Just like surfing, life begins with respect.

It is best to remain constantly vigilant and aware least we become lost in the ocean of life. As a general rule, surfers cause their own wipeouts and create their best rides. The same can be said about life. Just like in surfing challenges and opportunity are everywhere and it is up to us to see them ahead of time. How do experienced surfers know when a big wave is coming? They look to the horizon. Use forward thinking and look to the horizon to see lifes waves before they come to be prepared. Always be thankful for each and every moment each and every day. There are no repeats in life. Those who respect the moment get the most out of it.

Surfing is all about taking responsibility for one’s self.

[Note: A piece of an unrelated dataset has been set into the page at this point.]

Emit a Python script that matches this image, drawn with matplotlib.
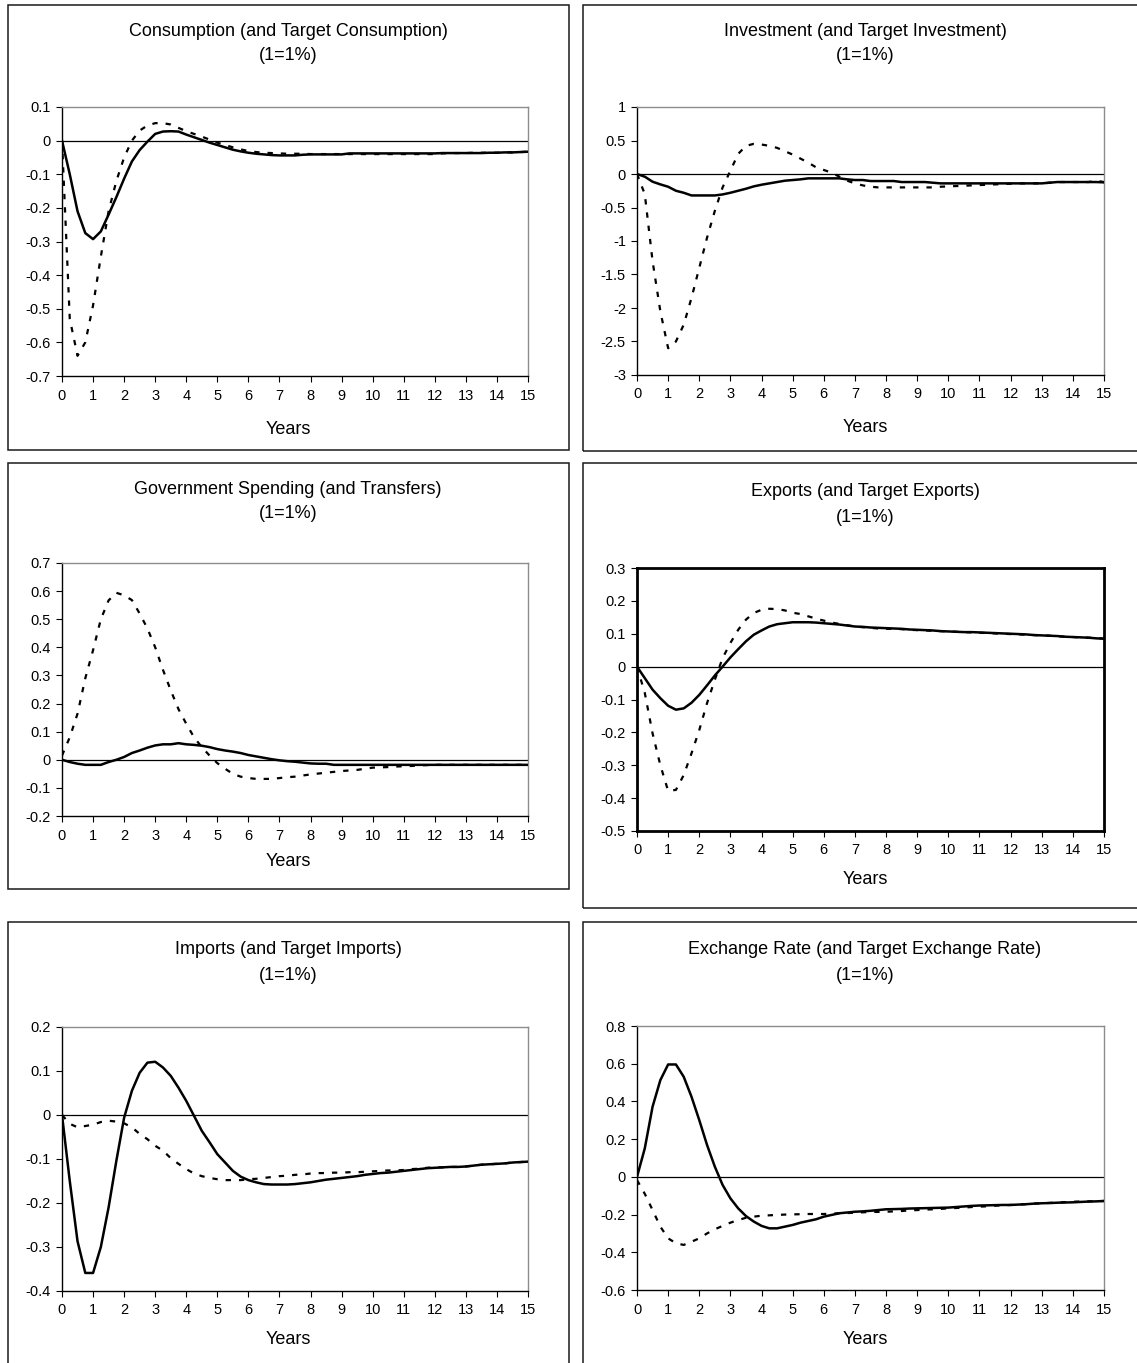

As surfers we have the freedom to choose which waves we want and where we want to be on a wave. It is each surfers responsibility to get themselves out to the waves and when finished surfing back to shore safely. Experienced surfers learn to rely on themselves only and to not jeopardize others. In life those who rely on themselves to achieve, and accomplish great things, understand and attain their goals, while others get swept away in the rip tide of life. If a surfer has a bad ride it is not the waves fault. Experienced surfers take responsibility for their performances. No one can ride the waves for you it is something surfers all do on their own. And the same experience transcends into everyday life.

Experienced surfers know the best waves are where they find them.

Equally as important as the wave is what a surfer does with the wave he is riding. There is no such thing as a good wave or a bad wave, just waves. One surfer looks out and says oh these waves are terrible today while another says the surf looks like fun, same ocean, same waves, two different viewpoints. Waves are what we think they are: life is what we think it is. For the first surfer the waves were terrible (to him) and so they where, he passed on surfing. The second surfer thought the waves were fun and thus they where. The second surfer went out enjoyed himself, was refreshed and became a better surfer for doing so. The difference between the two surfers is attitude. There is always something positive to find for the surfer who looks for the positive.

Knowledge opens the door of possibilities in surfing as well as life.

If you know what you are doing you can do it. If you do not know what you are doing all you can do is try. Knowledge is the only shortcut to success. Knowledge also saves lives. Knowing ahead of time what to do in different situations helps surfers stay calm even during the most harrowing wipeouts. Knowledge gives surfers the power to ride tidal waves and bravely go where no other men have ever gone. To understand more about life understand more about waves and the ocean world that surrounds us.

Just like an experienced surfer you should look at every moment as a new and fresh unfolding miracle Look for the best and try to learn from every situation.

In other words, treat all activities with respect, and take personal responsibility for growth, understanding, and success. If you honestly love something learn all you can about it and be the best you can be at it. Value and use every moment to improve your knowledge, health and life. Wake up looking for the good waves in life and you will find them. Look for something good and something good will happen. Something good is going to happen today! Sea you in the surf.